-- begin DATASET --
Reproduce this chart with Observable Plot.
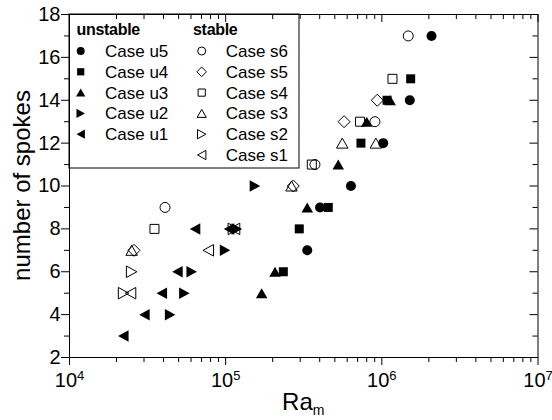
<!DOCTYPE html>
<html><head><meta charset="utf-8">
<script src="https://cdn.jsdelivr.net/npm/d3@7"></script>
<script src="https://cdn.jsdelivr.net/npm/@observablehq/plot@0.6"></script>
<style>body{margin:0;background:#fff} svg{display:block}</style>
</head><body><div id="chart"></div>
<script>
// ---- data (Ra_m, number of spokes) ----
const u5Ra = [333000, 402000, 634000, 1020000, 1510000, 2080000];
const u5N  = [7, 9, 10, 12, 14, 17];
const u4Ra = [234000, 296000, 454000, 735000, 1080000, 1530000];
const u4N  = [6, 8, 9, 12, 14, 15];
const u3Ra = [170000, 207000, 333000, 526000, 800000, 1130000];
const u3N  = [5, 6, 9, 11, 13, 14];
const u2Ra = [44100, 54400, 60600, 99100, 118000, 154000];
const u2N  = [4, 5, 6, 7, 8, 10];
const u1Ra = [22100, 30200, 39000, 49100, 63700, 105000];
const u1N  = [3, 4, 5, 6, 8, 8];
const s6Ra = [40900, 373000, 903000, 1476000];
const s6N  = [9, 11, 13, 17];
const s5Ra = [25900, 271000, 573000, 935000];
const s5N  = [7, 10, 13, 14];
const s4Ra = [35000, 356000, 725000, 1170000];
const s4N  = [8, 11, 13, 15];
const s3Ra = [25000, 264000, 558000, 916000];
const s3N  = [7, 10, 12, 12];
const s2Ra = [22200, 25000, 112000];
const s2N  = [5, 6, 8];
const s1Ra = [24600, 77400, 114000];
const s1N  = [5, 7, 8];

const unstableLabels = ["Case u5", "Case u4", "Case u3", "Case u2", "Case u1"];
const stableLabels = ["Case s6", "Case s5", "Case s4", "Case s3", "Case s2", "Case s1"];
const xTickValues = [1e4, 1e5, 1e6, 1e7];
const yTickValues = [2, 4, 6, 8, 10, 12, 14, 16, 18];

// ---- symbols ----
function sym(fn) { return {draw(c, size) { fn(c, Math.sqrt(size / Math.PI)); }}; }
const SYM = {
  circle: sym((c, r) => { c.moveTo(r, 0); c.arc(0, 0, r, 0, 2 * Math.PI); c.closePath(); }),
  square: sym((c, r) => { const h = 0.9 * r; c.moveTo(-h, -h); c.lineTo(h, -h); c.lineTo(h, h); c.lineTo(-h, h); c.closePath(); }),
  triUp: sym((c, r) => { const w = 1.15 * r, h = 1.0 * r; c.moveTo(0, -h); c.lineTo(w, h); c.lineTo(-w, h); c.closePath(); }),
  triRight: sym((c, r) => { const w = 1.15 * r, h = 1.05 * r; c.moveTo(h, 0); c.lineTo(-h, -w); c.lineTo(-h, w); c.closePath(); }),
  triLeft: sym((c, r) => { const w = 1.15 * r, h = 1.05 * r; c.moveTo(-h, 0); c.lineTo(h, -w); c.lineTo(h, w); c.closePath(); }),
  diamond: sym((c, r) => { const d = 1.2 * r; c.moveTo(0, -d); c.lineTo(d, 0); c.lineTo(0, d); c.lineTo(-d, 0); c.closePath(); })
};

const unstable = [
  {label: unstableLabels[0], ra: u5Ra, n: u5N, shape: "circle"},
  {label: unstableLabels[1], ra: u4Ra, n: u4N, shape: "square"},
  {label: unstableLabels[2], ra: u3Ra, n: u3N, shape: "triUp"},
  {label: unstableLabels[3], ra: u2Ra, n: u2N, shape: "triRight"},
  {label: unstableLabels[4], ra: u1Ra, n: u1N, shape: "triLeft"}
].map(s => ({...s, filled: true}));
const stable = [
  {label: stableLabels[0], ra: s6Ra, n: s6N, shape: "circle"},
  {label: stableLabels[1], ra: s5Ra, n: s5N, shape: "diamond"},
  {label: stableLabels[2], ra: s4Ra, n: s4N, shape: "square"},
  {label: stableLabels[3], ra: s3Ra, n: s3N, shape: "triUp"},
  {label: stableLabels[4], ra: s2Ra, n: s2N, shape: "triRight"},
  {label: stableLabels[5], ra: s1Ra, n: s1N, shape: "triLeft"}
].map(s => ({...s, filled: false}));

const W = 552, H = 420, mL = 69, mR = 14.5, mT = 14, mB = 63;
const pW = W - mL - mR, pH = H - mT - mB;

const xMinor = [];
for (let k = 4; k < 7; k++) for (let m = 2; m <= 9; m++) xMinor.push(m * 10 ** k);
const yMinor = d3.range(3, 18, 2);

function seriesDots(s) {
  const rows = s.ra.map((ra, i) => ({ra, n: s.n[i]}));
  return Plot.dot(rows, {
    x: "ra", y: "n", r: 5, symbol: SYM[s.shape],
    fill: s.filled ? "black" : "none",
    stroke: s.filled ? "none" : "black",
    strokeWidth: 1
  });
}

const FONT = "'Liberation Sans', Arial, Helvetica, sans-serif";
const svgEl = Plot.plot({
  width: W, height: H,
  marginLeft: mL, marginRight: mR, marginTop: mT, marginBottom: mB,
  x: {type: "log", domain: [1e4, 1e7], axis: null},
  y: {domain: [2, 18], axis: null},
  style: {fontFamily: FONT, fontSize: "20px", background: "white", color: "black"},
  marks: [
    Plot.frame({stroke: "black", strokeWidth: 1}),
    // bottom ticks (outward)
    Plot.tickX(xTickValues, {x: d => d, insetTop: pH, insetBottom: -8, stroke: "black"}),
    Plot.tickX(xMinor, {x: d => d, insetTop: pH, insetBottom: -5, stroke: "black"}),
    // top ticks (mirrored, pointing down)
    Plot.tickX(xTickValues, {x: d => d, insetTop: 0, insetBottom: pH - 8, stroke: "black"}),
    Plot.tickX(xMinor, {x: d => d, insetTop: 0, insetBottom: pH - 5, stroke: "black"}),
    // left ticks (outward)
    Plot.tickY(yTickValues, {y: d => d, insetLeft: -8, insetRight: pW, stroke: "black"}),
    Plot.tickY(yMinor, {y: d => d, insetLeft: -5, insetRight: pW, stroke: "black"}),
    // right ticks (mirrored, pointing left)
    Plot.tickY(yTickValues, {y: d => d, insetLeft: pW - 8, insetRight: 0, stroke: "black"}),
    Plot.tickY(yMinor, {y: d => d, insetLeft: pW - 5, insetRight: 0, stroke: "black"}),
    Plot.axisY({ticks: yTickValues, tickSize: 0, tickPadding: 9, label: null, tickFormat: d => String(d)}),
    Plot.axisX({ticks: xTickValues, tickSize: 0, tickPadding: 15, label: null,
      tickFormat: d => "10^" + Math.round(Math.log10(d))}),
    ...stable.map(seriesDots),
    ...unstable.map(seriesDots)
  ]
});

const svg = d3.select(svgEl);
// superscript exponents on x tick labels
svg.selectAll('g[aria-label="x-axis tick label"] text').each(function() {
  const t = this.textContent;
  const [base, exp] = t.split("^");
  const sel = d3.select(this);
  sel.text(base);
  sel.append("tspan").attr("dy", "-0.5em").attr("font-size", "13px").text(exp);
});

// axis titles
const xt = svg.append("text").attr("x", mL + pW / 2).attr("y", 410)
  .attr("text-anchor", "middle").attr("font-size", "24px").attr("font-family", FONT).attr("fill", "black");
xt.append("tspan").text("Ra");
xt.append("tspan").attr("font-size", "14px").attr("dy", "5").text("m");

svg.append("text").attr("transform", `translate(30,${mT + pH / 2}) rotate(-90)`)
  .attr("text-anchor", "middle").attr("font-size", "24px").attr("font-family", FONT)
  .attr("fill", "black").text("number of spokes");

// legend
const lg = svg.append("g").attr("font-family", FONT).attr("fill", "black").attr("text-anchor", "start");
lg.append("rect").attr("x", mL).attr("y", mT).attr("width", 230).attr("height", 154)
  .attr("fill", "none").attr("stroke", "black").attr("stroke-width", 1);
lg.append("text").attr("x", 76.5).attr("y", 35).attr("font-size", "16px").attr("font-weight", "bold")
  .attr("letter-spacing", "-0.3").text("unstable");
lg.append("text").attr("x", 193).attr("y", 35).attr("font-size", "16px").attr("font-weight", "bold")
  .attr("letter-spacing", "-0.3").text("stable");
function legendCol(list, sx, tx) {
  list.forEach((s, i) => {
    const cy = 51 + i * 20.8;
    const p = d3.path();
    SYM[s.shape].draw(p, Math.PI * 4 * 4);
    lg.append("path").attr("transform", `translate(${sx},${cy})`).attr("d", p.toString())
      .attr("fill", s.filled ? "black" : "none").attr("stroke", s.filled ? "none" : "black").attr("stroke-width", 1);
    lg.append("text").attr("x", tx).attr("y", cy + 6).attr("font-size", "17px").text(s.label);
  });
}
legendCol(unstable, 80.7, 105);
legendCol(stable, 201.7, 225.7);

document.getElementById("chart").appendChild(svgEl);
</script>
</body></html>
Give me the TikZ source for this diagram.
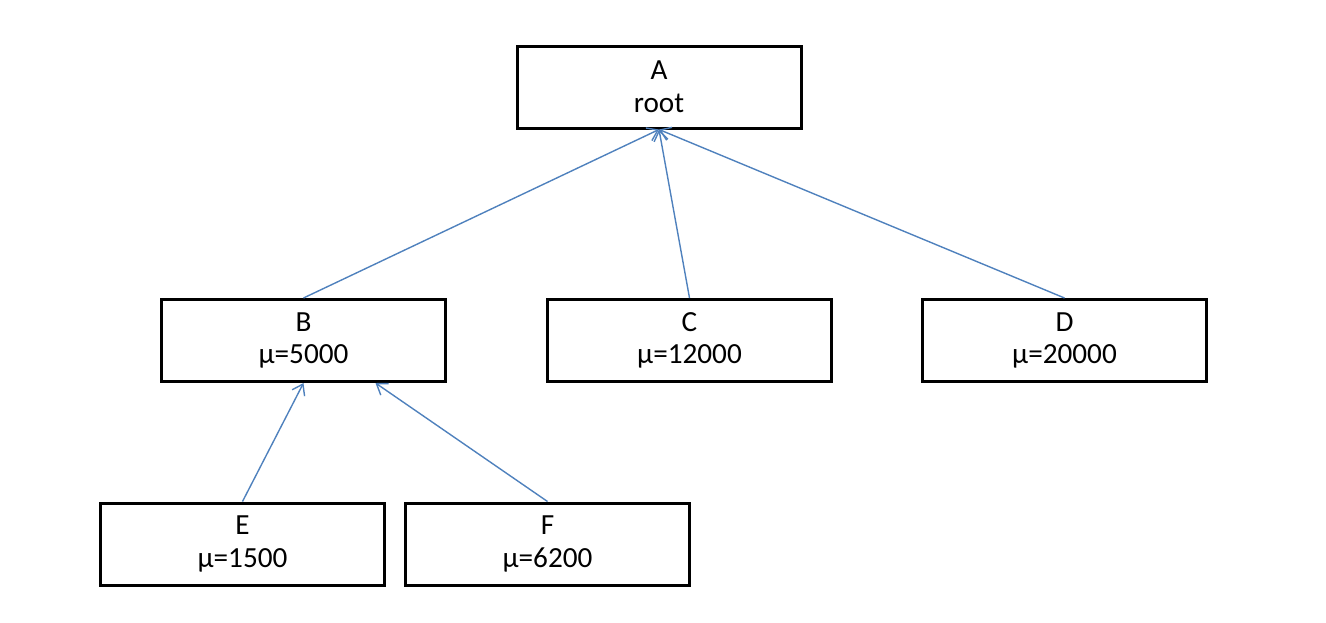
-- end DATASET --
• WHAT THE TASK REQUIRES: Scan the records above for the string "this", then select every line that holds it.

• RESPONSE:
Reproduce this chart with Observable Plot.
  const t = this.textContent;
  const sel = d3.select(this);
Give me the TikZ source for this diagram.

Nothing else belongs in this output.